There are other issues with the current implementation, like the
ridiculous overhead of bumping a counter in software to account for an
emulated instruction. That should just be a RDMSR, an increment, a
WRMSR, and the conditional synthesis of a guest PMI on overflow.
Instead, we have to pause a perf_event and reprogram it before
continuing. Putting a high-level abstraction between the guest PMU and
the host PMU does not yield the most efficient implementation.
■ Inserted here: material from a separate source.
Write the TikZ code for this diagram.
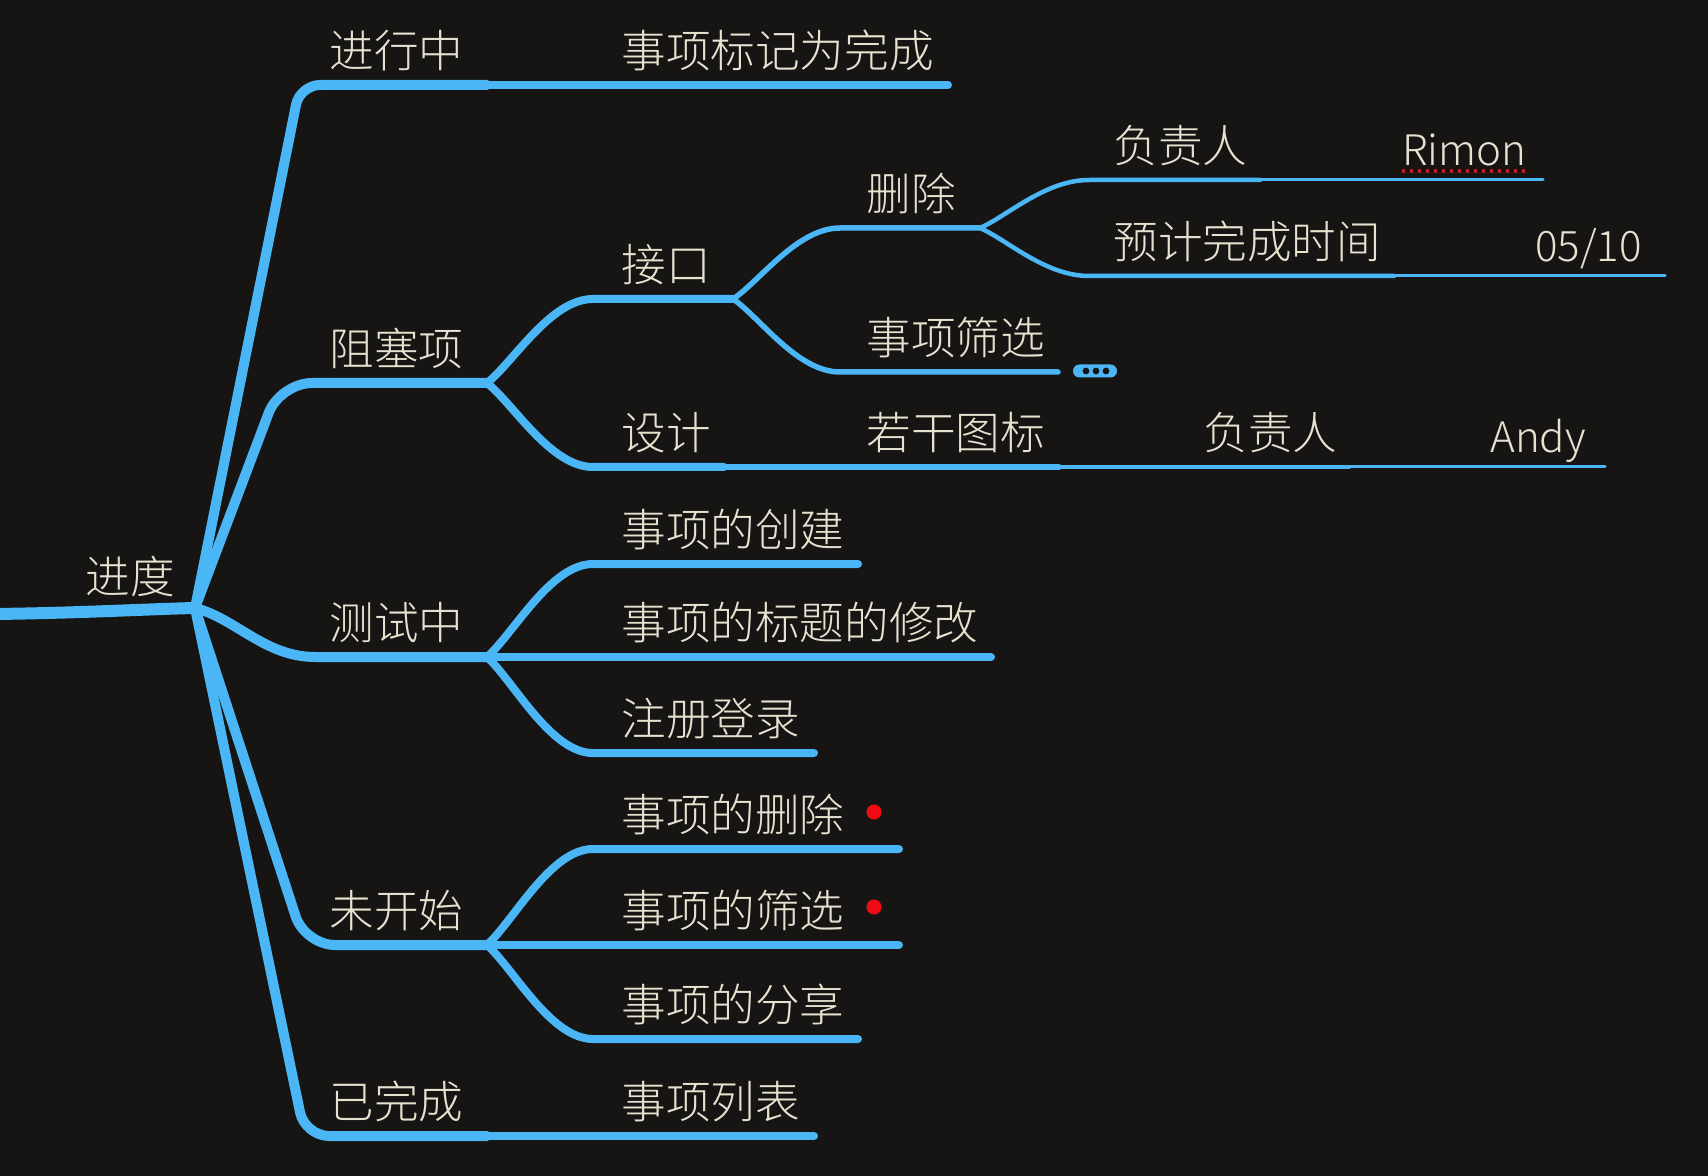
\documentclass[tikz,border=0pt]{standalone}
\usepackage{fontspec}
\IfFontExistsTF{Noto Sans CJK SC Light}
  {\setmainfont{Noto Sans CJK SC Light}}
  {\setmainfont{Noto Sans CJK SC}}
\definecolor{bgc}{RGB}{22,21,20}
\definecolor{blu}{RGB}{74,182,245}
\definecolor{txtc}{RGB}{230,226,208}
\definecolor{dotred}{RGB}{240,10,20}
\definecolor{ulred}{RGB}{190,30,40}
\begin{document}
\begin{tikzpicture}[x=0.5pt,y=-0.5pt,
  txt/.style={anchor=base west, inner sep=0pt, text=txtc, font=\fontsize{22.3pt}{26pt}\selectfont},
  lat/.style={anchor=base west, inner sep=0pt, text=txtc, font=\fontsize{21pt}{25pt}\selectfont},
  lroot/.style={draw=blu, line width=6pt, line cap=round},
  lone/.style={draw=blu, line width=5pt, line cap=round},
  ltwo/.style={draw=blu, line width=4pt, line cap=round},
  lthree/.style={draw=blu, line width=2.75pt, line cap=round},
  lfour/.style={draw=blu, line width=2.25pt, line cap=round},
  lfive/.style={draw=blu, line width=1.5pt, line cap=round},
  reddot/.style={circle, fill=dotred, minimum size=7.5pt, inner sep=0pt}]
\fill[bgc] (0,0) rectangle (1708,1176);
\useasboundingbox (0,0) rectangle (1708,1176);

% ---------- coordinates ----------
\coordinate (rootS) at (-6,614);
\coordinate (J) at (195,608);
% level 1
\coordinate (inV) at (300,85);   \coordinate (inE) at (487,85);
\coordinate (blV) at (280,383);  \coordinate (blE) at (487,383);
\coordinate (tsS) at (315,657);  \coordinate (tsE) at (487,657);
\coordinate (nsV) at (305,945);  \coordinate (nsE) at (487,945);
\coordinate (dnV) at (305,1136); \coordinate (dnE) at (487,1136);
% level 2
\coordinate (mkE) at (948,85);
\coordinate (ifS) at (593,299);  \coordinate (ifE) at (733,299);
\coordinate (dsS) at (593,467);  \coordinate (dsE) at (724,467);
\coordinate (crS) at (593,564);  \coordinate (crE) at (858,564);
\coordinate (tiE) at (991,657);
\coordinate (rgS) at (593,753);  \coordinate (rgE) at (814,753);
\coordinate (deS) at (593,849);  \coordinate (deE) at (899,849);
\coordinate (fiE) at (899,945);
\coordinate (shS) at (593,1039); \coordinate (shE) at (858,1039);
\coordinate (liE) at (814,1136);
% level 3
\coordinate (dlS) at (840,228);  \coordinate (dlE) at (980,228);
\coordinate (sfS) at (840,372);  \coordinate (sfE) at (1058,372);
\coordinate (icE) at (1059,467);
% level 4
\coordinate (o1S) at (1089,180); \coordinate (o1E) at (1260,180);
\coordinate (tmS) at (1089,276); \coordinate (tmE) at (1394,276);
\coordinate (o2E) at (1349,467);
% level 5
\coordinate (rmE) at (1543,180);
\coordinate (dtE) at (1665,276);
\coordinate (anE) at (1605,467);

% ---------- root ----------
\draw[lroot, line cap=butt] (rootS) .. controls (80,613) and (150,609) .. (J);

% ---------- root branches + level-1 lines ----------
\draw[lone, rounded corners=10pt] (J) -- (inV) -- (inE);
\draw[lone, rounded corners=16pt] (J) -- (blV) -- (blE);
\draw[lone] (J) .. controls (235,618) and (265,657) .. (tsS) -- (tsE);
\draw[lone, rounded corners=15pt] (J) -- (nsV) -- (nsE);
\draw[lone, rounded corners=12pt] (J) -- (dnV) -- (dnE);

% ---------- level 2 ----------
\draw[ltwo] (inE) -- (mkE);
\draw[ltwo] (blE) .. controls (513.5,362) and (550.6,299) .. (ifS) -- (ifE);
\draw[ltwo] (blE) .. controls (513.5,404) and (550.6,467) .. (dsS) -- (dsE);
\draw[ltwo] (tsE) .. controls (513.5,633.75) and (550.6,564) .. (crS) -- (crE);
\draw[ltwo] (tsE) -- (tiE);
\draw[ltwo] (tsE) .. controls (513.5,681) and (550.6,753) .. (rgS) -- (rgE);
\draw[ltwo] (nsE) .. controls (513.5,921) and (550.6,849) .. (deS) -- (deE);
\draw[ltwo] (nsE) -- (fiE);
\draw[ltwo] (nsE) .. controls (513.5,968.5) and (550.6,1039) .. (shS) -- (shE);
\draw[ltwo] (dnE) -- (liE);

% ---------- level 3 ----------
\draw[lthree] (ifE) .. controls (759.75,281.25) and (797.2,228) .. (dlS) -- (dlE);
\draw[lthree] (ifE) .. controls (759.75,317.25) and (797.2,372) .. (sfS) -- (sfE);
\draw[lthree] (dsE) -- (icE);

% ---------- level 4 ----------
\draw[lfour] (dlE) .. controls (1007.25,216) and (1045.4,180) .. (o1S) -- (o1E);
\draw[lfour] (dlE) .. controls (1007.25,240) and (1045.4,276) .. (tmS) -- (tmE);
\draw[lfour] (icE) -- (o2E);

% ---------- level 5 ----------
\draw[lfive] (o1E) -- (rmE);
\draw[lfive] (tmE) -- (dtE);
\draw[lfive] (o2E) -- (anE);

% ---------- texts ----------
\node[txt] (root) at (85,593) {进度};
\node[txt] (inprog) at (329,67.5) {进行中};
\node[txt] (blocked) at (329,365.5) {阻塞项};
\node[txt] (testing) at (329,639.5) {测试中};
\node[txt] (notstarted) at (329,927.5) {未开始};
\node[txt] (done) at (329,1118.5) {已完成};

\node[txt] (mark) at (621,67.5) {事项标记为完成};
\node[txt] (iface) at (621,281.5) {接口};
\node[txt] (design) at (621,449.5) {设计};
\node[txt] (create) at (621,546.5) {事项的创建};
\node[txt] (title) at (621,639.5) {事项的标题的修改};
\node[txt] (register) at (621,735.5) {注册登录};
\node[txt] (delitem) at (621,831.5) {事项的删除};
\node[txt] (filitem) at (621,927.5) {事项的筛选};
\node[txt] (share) at (621,1021.5) {事项的分享};
\node[txt] (list) at (621,1118.5) {事项列表};

\node[txt] (del) at (866,210.5) {删除};
\node[txt] (filter) at (866,354.5) {事项筛选};
\node[txt] (icons) at (866,449.5) {若干图标};

\node[txt] (owner1) at (1113,162.5) {负责人};
\node[txt] (eta) at (1113,258.5) {预计完成时间};
\node[txt] (owner2) at (1203,449.5) {负责人};

\node[lat] (rimon) at (1402,166) {Rimon};
\node[lat] (date) at (1535,262) {05/10};
\node[lat] (andy) at (1490,452) {Andy};

% spell-check underline
\draw[ulred, line width=1.6pt, dash pattern=on 1.5pt off 2.5pt]
  ([yshift=-2.5pt]rimon.base west) -- ([yshift=-2.5pt]rimon.base east);

% red markers
\node[reddot] (mark1) at (874,812) {};
\node[reddot] (mark2) at (874,907) {};

% collapsed indicator
\node[fill=blu, rounded corners=3.2pt, minimum width=22pt, minimum height=6.5pt, inner sep=0pt] (more) at (1095,371) {};
\fill[bgc] (1086,371) circle[radius=1.7pt];
\fill[bgc] (1096,371) circle[radius=1.7pt];
\fill[bgc] (1106,371) circle[radius=1.7pt];
\end{tikzpicture}
\end{document}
> > > Note, a similar idea was floated and rejected in the past[*], but that failed
> > > proposal tried to retain host perf+PMU functionality by making the behavior dynamic,
> > > which I agree would create an awful ABI for the host. If we make the "knob" a
> > > Kconfig
> >
> > Must not be Kconfig, distros would have no sane choice.
>
> Or not only a Kconfig? E.g. similar to how the kernel has
> CONFIG_X86_INTEL_MEMORY_PROTECTION_KEYS and nopku.
>
> > > or kernel param, i.e. require the platform owner to opt-out of using perf
> > > no later than at boot time, then I think we can provide a sane ABI, keep the
> > > implementation simple, all without breaking existing users that utilize perf in
> > > the host to profile guests.
> >
> > It's a shit choice to have to make. At the same time I'm not sure I have
> > a better proposal.
> >
> > It does mean a host cannot profile one guest and have pass-through on the
> > other. Eg. have a development and production guest on the same box. This
> > is pretty crap.
> >
> > Making it a guest-boot-option would allow that, but then the host gets
> > complicated again. I think I can make it trivially work for per-task
> > events, simply error the creation of events without exclude_guest for
> > affected vCPU tasks. But the CPU events are tricky.
> >
> >
> > I will firmly reject anything that takes the PMU away from the host
> > entirely through.
>
> Why? What is so wrong with supporting use cases where the platform owner *wants*
> to give up host PMU and NMI watchdog functionality? If disabling host PMU usage
> were complex, highly invasive, and/or difficult to maintain, then I can understand
> the pushback.
>
> But if we simply allow hiding hardware PMU support, then isn't the cost to perf
> just a few lines in init_hw_perf_events()? And if we put a stake in the ground
> and say that exposing "advanced" PMU features to KVM guests requires a passthrough
> PMU, i.e. the PMU to be hidden from the host, that will significantly reduce our
> maintenance and complexity.
>
> The kernel allows disabling almost literally every other feature that is even
> remotely optional, I don't understand why the hardware PMU is special.